Um grupo de mulheres turkanas, população originária destas terras.

segunda-feira, 30 de maio de 2011

Kakuma - As Primeiras Fotos



Daqui de cima, do monte Kalemchuch, vê-se lá ao fundo a povoação de Kakuma.
Mais à esquerda, e estendendo-se ao longo de cerca de 10km (não se vê nesta foto),
fica o Campo de Refugiados.

Ao longe, depois de ter descido, o monte não parece assim
tão alto (é a elevação que se vê por cima de mim, na foto).

Na entrada norte de Kakuma, ainda antes de cruzar o leito do rio.
À esquerda (não se vê na foto) fica a entrada do nosso “Compound”.

No sentido contrário da estrada estão indicadas as
próximas localidades mais importantes. Lokichogio,
quase na fronteira com o Sudão,
a 95km. E depois
de se atravessar a fronteira,
a 456km daqui, está a
cidade de Juba (que, em princípio
a partir de Julho,
será a capital da nova nação no Sul do Sudão).

À entrada do Compound: os logos das 9 ONGs que
trabalham neste momento
em Kakuma (há ainda
os Salesianos e as agências das Nações Unidas).
Na foto estou a apontar para o logo do JRS.
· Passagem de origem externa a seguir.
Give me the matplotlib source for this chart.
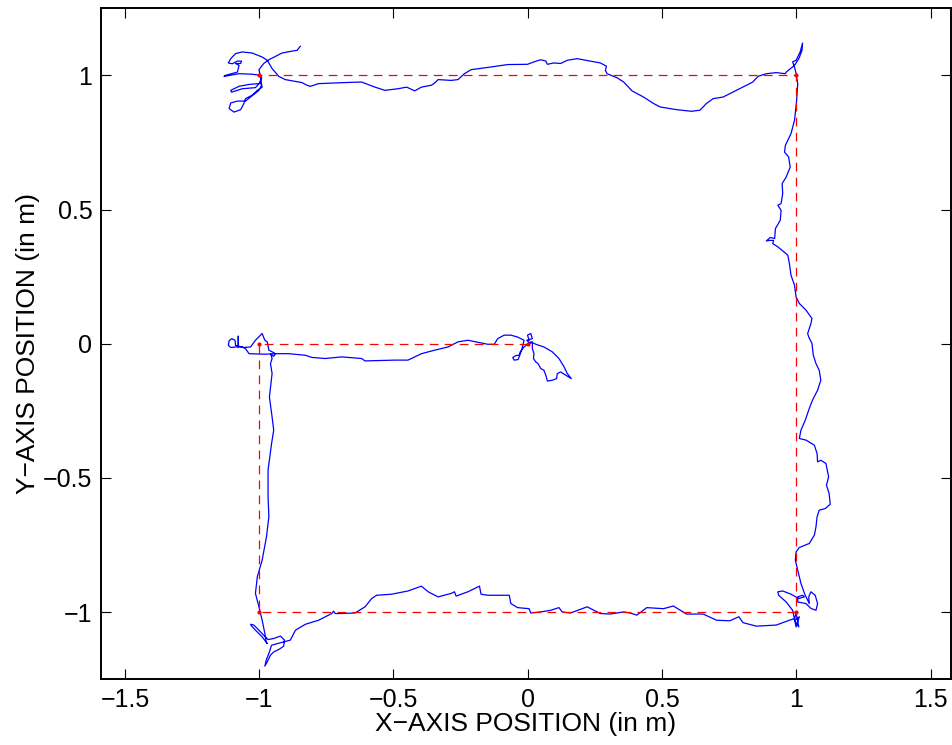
import numpy as np
import matplotlib
matplotlib.use("Agg")
import matplotlib.pyplot as plt

plt.rcParams['font.family'] = ['Liberation Sans', 'DejaVu Sans']

# commanded path (waypoints)
ref_x = [0, -1, -1, 1, 1, -1]
ref_y = [0, 0, -1, -1, 1, 1]

# measured robot position, one leg at a time (in m)
start_x = [0.005, -0.001, 0.011, 0.017, -0.004, 0.009, 0.017, 0.017, 0.023, 0.021, 0.030, 0.038,
           0.048, 0.060, 0.067, 0.073, 0.091, 0.107, 0.110, 0.122, 0.141, 0.162, 0.147, 0.135,
           0.116, 0.091, 0.060, 0.030, 0.011, -0.014, -0.028, -0.032, -0.044, -0.056, -0.051,
           -0.036, -0.032, -0.023, -0.014, -0.038, -0.063, -0.088, -0.112, -0.125]
start_y = [0.013, 0.032, 0.038, 0.019, 0.013, 0.001, 0.007, -0.018, -0.037, -0.055, -0.068, -0.074,
           -0.092, -0.099, -0.117, -0.139, -0.136, -0.130, -0.111, -0.105, -0.117, -0.130, -0.111, -0.086,
           -0.055, -0.030, -0.012, -0.002, 0.007, -0.012, -0.030, -0.043, -0.044, -0.051, -0.061,
           -0.059, -0.048, -0.024, 0.013, 0.025, 0.032, 0.032, 0.019, -0.002]

leg1_x = [-0.149, -0.223, -0.260, -0.297, -0.347, -0.396, -0.446, -0.495, -0.606, -0.619, -0.693,
          -0.754, -0.804, -0.828, -0.890, -0.940, -0.977, -1.038, -1.051, -1.063, -1.078, -1.078,
          -1.078, -1.088, -1.106, -1.115, -1.112, -1.102, -1.090, -1.088, -1.057, -1.032, -1.014,
          -0.989, -0.979, -0.970, -0.964, -0.952, -0.940, -0.946, -0.957, -0.952, -0.958, -0.952]
leg1_y = [-0.002, 0.013, 0.007, -0.012, -0.024, -0.037, -0.061, -0.061, -0.064, -0.055, -0.049,
          -0.055, -0.051, -0.043, -0.037, -0.037, -0.039, -0.037, -0.018, -0.012, -0.012, 0.028,
          -0.012, -0.012, -0.014, -0.006, 0.011, 0.019, 0.013, -0.006, -0.014, -0.012, 0.013,
          0.038, 0.013, 0.007, -0.024, -0.030, -0.037, -0.047, -0.039, -0.055, -0.074, -0.111]

leg2_x = [-0.962, -0.952, -0.946, -0.954, -0.967, -0.967, -0.964, -0.973, -0.989, -1.007, -1.014,
          -1.001, -0.989, -0.979, -0.974, -0.970, -0.989, -1.014, -1.028, -1.032, -1.020, -1.007,
          -0.983, -0.967, -0.946, -0.921, -0.906, -0.909, -0.927, -0.946, -0.958, -0.970, -0.979,
          -0.974, -0.962, -0.954]
leg2_y = [-0.198, -0.273, -0.322, -0.372, -0.471, -0.571, -0.645, -0.720, -0.806, -0.868, -0.930,
          -0.980, -1.030, -1.079, -1.111, -1.117, -1.092, -1.067, -1.052, -1.045, -1.048, -1.061,
          -1.086, -1.102, -1.098, -1.089, -1.104, -1.127, -1.139, -1.148, -1.160, -1.185, -1.201,
          -1.179, -1.148, -1.123]

leg3_x = [-0.884, -0.865, -0.828, -0.779, -0.730, -0.723, -0.717, -0.693, -0.643, -0.606, -0.581,
          -0.563, -0.507, -0.446, -0.396, -0.371, -0.334, -0.285, -0.273, -0.267, -0.223, -0.180,
          -0.174, -0.149, -0.069, -0.063, -0.038, 0.005, 0.011, 0.048, 0.085, 0.116, 0.128, 0.159,
          0.221, 0.270, 0.307, 0.357, 0.381, 0.406, 0.443, 0.505, 0.542, 0.591, 0.653, 0.703,
          0.752, 0.786, 0.801, 0.851, 0.925, 0.974, 0.993, 0.999, 1.009, 0.993, 1.011, 0.999,
          0.986, 0.962, 0.934, 0.931, 0.949, 0.980, 1.009, 1.030, 1.023, 1.005, 1.005, 1.036,
          1.054, 1.073, 1.079, 1.070, 1.054, 1.046, 1.048]
leg3_y = [-1.104, -1.067, -1.045, -1.030, -1.005, -0.996, -1.005, -1.005, -1.003, -0.980, -0.949,
          -0.937, -0.933, -0.921, -0.903, -0.924, -0.943, -0.930, -0.924, -0.940, -0.924, -0.903,
          -0.933, -0.937, -0.937, -0.968, -0.983, -0.987, -1.003, -0.999, -0.993, -0.983, -0.999,
          -1.003, -0.980, -1.005, -1.007, -0.999, -1.003, -1.011, -0.983, -0.987, -0.977, -1.007,
          -1.007, -1.030, -1.032, -1.017, -1.039, -1.052, -1.048, -1.030, -1.024, -1.005, -1.055,
          -1.030, -1.017, -1.055, -0.993, -0.962, -0.937, -0.924, -0.921, -0.933, -0.949, -0.943,
          -0.937, -0.943, -0.962, -0.968, -0.986, -0.993, -0.968, -0.937, -0.924, -0.943, -0.968]

leg4_x = [1.030, 1.017, 1.005, 0.996, 0.999, 1.011, 1.048, 1.067, 1.073, 1.077, 1.085, 1.107,
          1.126, 1.122, 1.112, 1.120, 1.110, 1.091, 1.079, 1.077, 1.067, 1.036, 1.011, 1.017,
          1.033, 1.048, 1.060, 1.079, 1.091, 1.085, 1.073, 1.063, 1.058, 1.046, 1.042, 1.054,
          1.058, 1.036, 1.011, 0.999, 0.993, 0.980, 0.974, 0.968, 0.949, 0.931, 0.912, 0.915,
          0.900, 0.888, 0.903, 0.919, 0.922, 0.940, 0.943, 0.931, 0.943, 0.949, 0.947, 0.962,
          0.977, 0.971, 0.956, 0.959, 0.980, 0.993, 1.001, 1.005, 0.999, 0.993, 0.986, 0.999,
          1.014, 1.023, 1.021, 1.009, 0.993]
leg4_y = [-0.930, -0.893, -0.844, -0.806, -0.775, -0.759, -0.744, -0.713, -0.682, -0.645, -0.620,
          -0.614, -0.598, -0.558, -0.527, -0.496, -0.446, -0.434, -0.440, -0.409, -0.378, -0.359,
          -0.353, -0.322, -0.285, -0.241, -0.210, -0.173, -0.136, -0.099, -0.074, -0.043, 0.001,
          0.025, 0.038, 0.075, 0.094, 0.125, 0.150, 0.174, 0.218, 0.255, 0.299, 0.330, 0.346,
          0.361, 0.373, 0.385, 0.385, 0.383, 0.396, 0.392, 0.429, 0.460, 0.497, 0.516, 0.522,
          0.559, 0.597, 0.621, 0.658, 0.696, 0.714, 0.739, 0.783, 0.832, 0.907, 0.969, 1.006,
          1.031, 1.050, 1.056, 1.087, 1.120, 1.093, 1.062, 1.037]

leg5_x = [0.962, 0.959, 0.925, 0.888, 0.857, 0.838, 0.777, 0.727, 0.690, 0.665, 0.641, 0.610,
          0.554, 0.493, 0.468, 0.431, 0.388, 0.375, 0.357, 0.332, 0.295, 0.289, 0.293, 0.270,
          0.233, 0.184, 0.147, 0.122, 0.097, 0.073, 0.067, 0.048, 0.023, -0.001, -0.075, -0.137,
          -0.211, -0.236, -0.260, -0.285, -0.334, -0.347, -0.359, -0.396, -0.421, -0.451, -0.483,
          -0.532, -0.569, -0.619, -0.680, -0.779, -0.810, -0.822, -0.841, -0.903, -0.927, -0.952,
          -0.970, -0.989, -1.026]
leg5_y = [1.012, 1.006, 1.010, 1.006, 0.996, 0.975, 0.944, 0.919, 0.913, 0.895, 0.870, 0.866,
          0.872, 0.882, 0.895, 0.919, 0.942, 0.956, 0.975, 0.991, 1.006, 1.019, 1.034, 1.046,
          1.053, 1.062, 1.056, 1.044, 1.046, 1.041, 1.053, 1.058, 1.050, 1.041, 1.040, 1.031,
          1.021, 1.006, 0.984, 0.981, 0.984, 0.971, 0.963, 0.956, 0.942, 0.956, 0.950,
          0.944, 0.956, 0.975, 0.973, 0.969, 0.959, 0.963, 0.973, 0.984, 0.996, 1.025,
          1.056, 1.068, 1.083]

end_x = [-1.063, -1.088, -1.106, -1.115, -1.100, -1.081, -1.066, -1.069, -1.088, -1.075, -1.081,
         -1.125, -1.131, -1.075, -1.026, -0.995, -0.991, -1.001, -1.038, -1.075, -1.106, -1.103,
         -1.063, -1.014, -0.995, -0.989, -1.007, -1.026, -1.051, -1.057, -1.069, -1.094, -1.112,
         -1.106, -1.081, -1.051, -1.001, -0.991, -0.995, -1.001, -0.983, -0.964, -0.915, -0.878,
         -0.859, -0.847]
end_y = [1.087, 1.081, 1.062, 1.046, 1.043, 1.053, 1.053, 1.044, 1.044, 1.037, 1.012,
         1.000, 0.996, 1.006, 1.004, 1.000, 0.988, 0.969, 0.966, 0.959, 0.944, 0.937,
         0.950, 0.954, 0.975, 0.956, 0.944, 0.926, 0.913, 0.895, 0.872, 0.863, 0.876,
         0.897, 0.904, 0.904, 0.944, 0.963, 0.994, 1.021, 1.044, 1.058, 1.083, 1.090,
         1.093, 1.108]

traj_x = np.concatenate([start_x, leg1_x, leg2_x, leg3_x, leg4_x, leg5_x, end_x])
traj_y = np.concatenate([start_y, leg1_y, leg2_y, leg3_y, leg4_y, leg5_y, end_y])

fig = plt.figure(figsize=(9.53, 7.45), dpi=100)
ax = fig.add_axes([0.1057, 0.0882, 0.8923, 0.9008])

ax.plot(traj_x, traj_y, color='blue', linewidth=0.9)
ax.plot(ref_x, ref_y, color='red', linewidth=0.9, linestyle='--', dashes=(7, 5),
        marker='.', markersize=4)

ax.set_xlim(-1.59, 1.576)
ax.set_ylim(-1.25, 1.25)
ax.set_xticks([-1.5, -1, -0.5, 0, 0.5, 1, 1.5])
ax.set_yticks([-1, -0.5, 0, 0.5, 1])
ax.set_xticklabels(['\u22121.5', '\u22121', '\u22120.5', '0', '0.5', '1', '1.5'])
ax.set_yticklabels(['\u22121', '\u22120.5', '0', '0.5', '1'])
ax.tick_params(direction='in', length=7, width=0.8, top=True, right=True,
               labelsize=18, pad=6)
for side in ax.spines.values():
    side.set_linewidth(1.4)

ax.set_xlabel('X\u2212AXIS POSITION (in m)', fontsize=19, labelpad=0)
ax.set_ylabel('Y\u2212AXIS POSITION (in m)', fontsize=19, labelpad=2)

fig.savefig('out.png', dpi=100)
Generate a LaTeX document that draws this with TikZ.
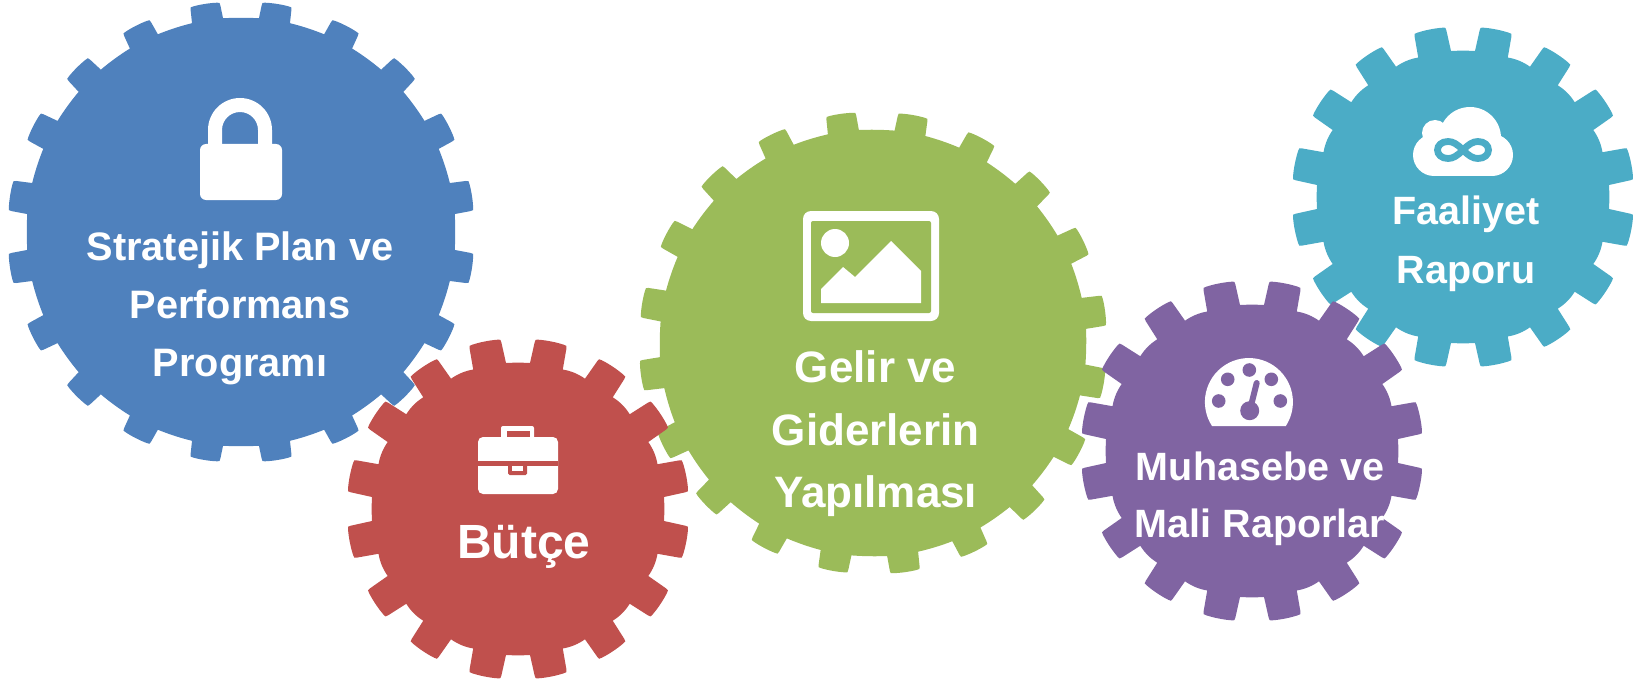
\documentclass[tikz,border=0pt]{standalone}
\usepackage{fontspec}
\setmainfont{Liberation Sans}
\definecolor{gblue}{HTML}{4F81BD}
\definecolor{ggreen}{HTML}{9BBB59}
\definecolor{gteal}{HTML}{4BACC6}
\definecolor{gred}{HTML}{C0504D}
\definecolor{gpurple}{HTML}{8064A2}
% #1 cx, #2 cy, #3 root radius, #4 outer radius, #5 teeth, #6 rotation, #7 base half angle, #8 top half angle, #9 colour
\newcommand{\drawgear}[9]{%
  \pgfmathsetmacro\gc{3}%
  \pgfmathsetmacro\gd{\gc/#4*57.3}%
  \pgfmathsetmacro\gi{#8+(#7-#8)*\gc/(#4-#3)}%
  \pgfmathsetmacro\gs{360/#5}%
  \pgfmathsetmacro\gstart{0.5*\gs+#6-#7}%
  \pgfmathsetmacro\gext{#5==20 ? 3 : 0.7}%
  \pgfmathsetmacro\gbulge{#5==20 ? 0.2 : 1.4}%
  \xdef\gearpath{(\gstart:#3)}%
  \pgfmathtruncatemacro\glast{#5-1}%
  \foreach \k in {0,...,\glast}{%
    \pgfmathsetmacro\ga{(\k+0.5)*\gs+#6}%
    \pgfmathsetmacro\ro{#4+\gext*cos(\ga)*cos(\ga)}%
    \pgfmathsetmacro\ta{\ga-\gi}%
    \pgfmathsetmacro\tb{\ga-#8}%
    \pgfmathsetmacro\tc{\ga-#8+\gd}%
    \pgfmathsetmacro\td{\ga-#8/3}%
    \pgfmathsetmacro\te{\ga+#8/3}%
    \pgfmathsetmacro\tf{\ga+#8-\gd}%
    \pgfmathsetmacro\tg{\ga+#8}%
    \pgfmathsetmacro\th{\ga+\gi}%
    \pgfmathsetmacro\ti{\ga+#7}%
    \pgfmathsetmacro\tj{\ga+\gs-#7}%
    \pgfmathsetmacro\tk{\ti+(\tj-\ti)/3}%
    \pgfmathsetmacro\tl{\tj-(\tj-\ti)/3}%
    \pgfmathsetmacro\rl{\ro-\gc}%
    \pgfmathsetmacro\rb{\ro+0.6}%
    \pgfmathtruncatemacro\gflat{mod(\k+1,#5/4)==0 ? 1 : 0}%
    \pgfmathsetmacro\rv{#3+(\gflat==1 ? 0 : \gbulge)}%
    \xdef\gearpath{\gearpath -- (\ta:\rl) .. controls (\tb:\ro) .. (\tc:\ro)
      .. controls (\td:\rb) and (\te:\rb) .. (\tf:\ro)
      .. controls (\tg:\ro) .. (\th:\rl) -- (\ti:#3)
      .. controls (\tk:\rv) and (\tl:\rv) .. (\tj:#3)}%
  }%
  \fill[#9,shift={(#1,#2)}] \gearpath -- cycle;%
}
\tikzset{
  gearlabel/.style={text=white,inner sep=0pt,align=center,anchor=center},
  iconwhite/.style={fill=white,draw=none},
}
\begin{document}
\begin{tikzpicture}[x=1pt,y=-1pt]
\useasboundingbox (0,0) rectangle (1641,682);
% gears, back to front
\drawgear{241}{232}{214.5}{230.5}{20}{0}{4.2}{3.7}{gblue}
\drawgear{873}{343}{213.5}{231}{20}{1}{4.2}{3.7}{ggreen}
\drawgear{1463}{197}{146.5}{170.5}{16}{0}{6.55}{5.4}{gteal}
\drawgear{518}{509}{146.5}{170.5}{16}{0}{6.55}{5.4}{gred}
\drawgear{1252}{451}{146.5}{170.5}{16}{0}{6.55}{5.4}{gpurple}
% lock
\fill[iconwhite,rounded corners=6pt] (200,144) rectangle (282,200);
\fill[iconwhite] (208,150) -- (208,130) arc[start angle=180,end angle=360,radius=32] -- (272,150) -- (258,150) -- (258,130) arc[start angle=360,end angle=180,radius=18] -- (222,150) -- cycle;
% briefcase
\fill[iconwhite,rounded corners=5pt] (478,437) rectangle (558,494);
\fill[iconwhite,rounded corners=2pt] (501,426) rectangle (534,440);
\fill[gred] (507,431) rectangle (530,437);
\fill[gred] (478,461) rectangle (558,465.5);
\fill[gred,rounded corners=1.5pt] (508,464) rectangle (527,475);
\fill[iconwhite] (512,465.5) rectangle (523,471);
% picture frame
\fill[iconwhite,rounded corners=8pt] (803,211) rectangle (939,321);
\fill[ggreen,rounded corners=2pt] (811,221) rectangle (931,313);
\fill[iconwhite] (835,243) circle[radius=14];
\fill[iconwhite] (821,289) -- (843,267) -- (855,277) -- (891,241) -- (921,271) -- (921,303) -- (821,303) -- cycle;
% gauge
\fill[iconwhite] (1212,426) arc[start angle=147,end angle=393,radius=44] -- cycle;
\foreach \p in {(1249.3,370),(1227.7,379.3),(1271.3,379.3),(1218.7,401),(1280.3,401)}
  \fill[gpurple] \p circle[radius=6.8];
\fill[gpurple] (1249.7,410.7) circle[radius=9.5];
\draw[gpurple,line width=6pt,line cap=round] (1249.7,410.7) -- (1256.7,383);
% cloud
\fill[iconwhite] (1470,138) circle[radius=31];
\fill[iconwhite] (1435,133) circle[radius=13];
\fill[iconwhite] (1434,155) circle[radius=21];
\fill[iconwhite] (1492,155) circle[radius=21];
\fill[iconwhite] (1434,135) rectangle (1492,176);
\draw[gteal,line width=6.8pt] (1463,150) .. controls (1457,144) and (1453,141.5) .. (1448,141.5) .. controls (1441.5,141.5) and (1437.5,145.5) .. (1437.5,150) .. controls (1437.5,154.5) and (1441.5,158.5) .. (1448,158.5) .. controls (1453,158.5) and (1457,156) .. (1463,150) .. controls (1469,144) and (1473,141.5) .. (1478,141.5) .. controls (1484.5,141.5) and (1488.5,145.5) .. (1488.5,150) .. controls (1488.5,154.5) and (1484.5,158.5) .. (1478,158.5) .. controls (1473,158.5) and (1469,156) .. (1463,150) -- cycle;
% labels
\node[gearlabel,font=\bfseries\fontsize{39.7}{58}\selectfont] (strateji) at (240,308.5) {Stratejik Plan ve\\Performans\\Programı};
\node[gearlabel,font=\bfseries\fontsize{48}{55}\selectfont] (butce) at (524,547) {Bütçe};
\node[gearlabel,font=\bfseries\fontsize{44}{62.5}\selectfont] (gelir) at (875.7,434) {Gelir ve\\Giderlerin\\Yapılması};
\node[gearlabel,font=\bfseries\fontsize{39.5}{57.5}\selectfont] (muhasebe) at (1260,499) {Muhasebe ve\\Mali Raporlar};
\node[gearlabel,font=\bfseries\fontsize{39.5}{59}\selectfont] (faaliyet) at (1466,244) {Faaliyet\\Raporu};
\end{tikzpicture}
\end{document}
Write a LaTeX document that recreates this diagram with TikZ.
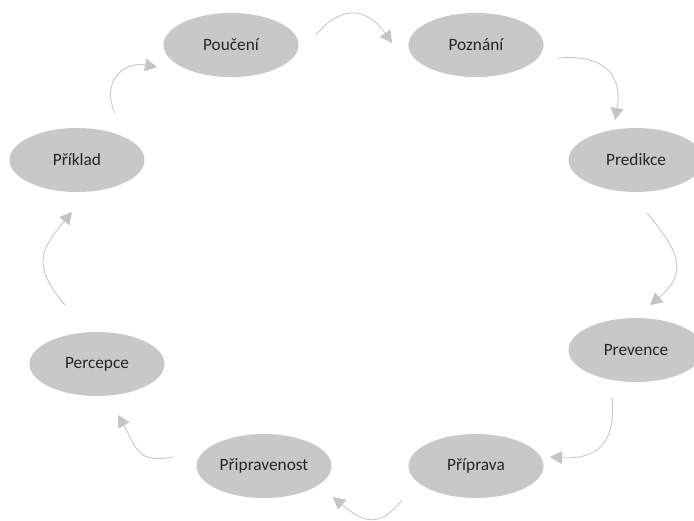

Numa das ruas do campo de refugiados, com a Ir.Margaret,
do JRS. Um pouco para minha surpresa, reparei quando aqui
cheguei que se consegue encontrar
um pouco de tudo
à venda pelas ruas do campo .

No Hotel Franco, no almoço de despedida do P.Chris, jesuíta australiano que após um ano com o JRS regressou na semana passada à Austrália ("Hotel", na terminologia destas bandas, significa Restaurante). Aqui vemos a equipa quase completa com quem trabalho no “Arrupe Education Center”.
Nos domingos, ao regressarmos da missa
- quase meio-dia e com muito calor -,
costumamos parar num café para tomar um copo.
Aqui estamos o Peter (leigo da Áustria),
o Christian (jesuíta da Alemanha) e eu.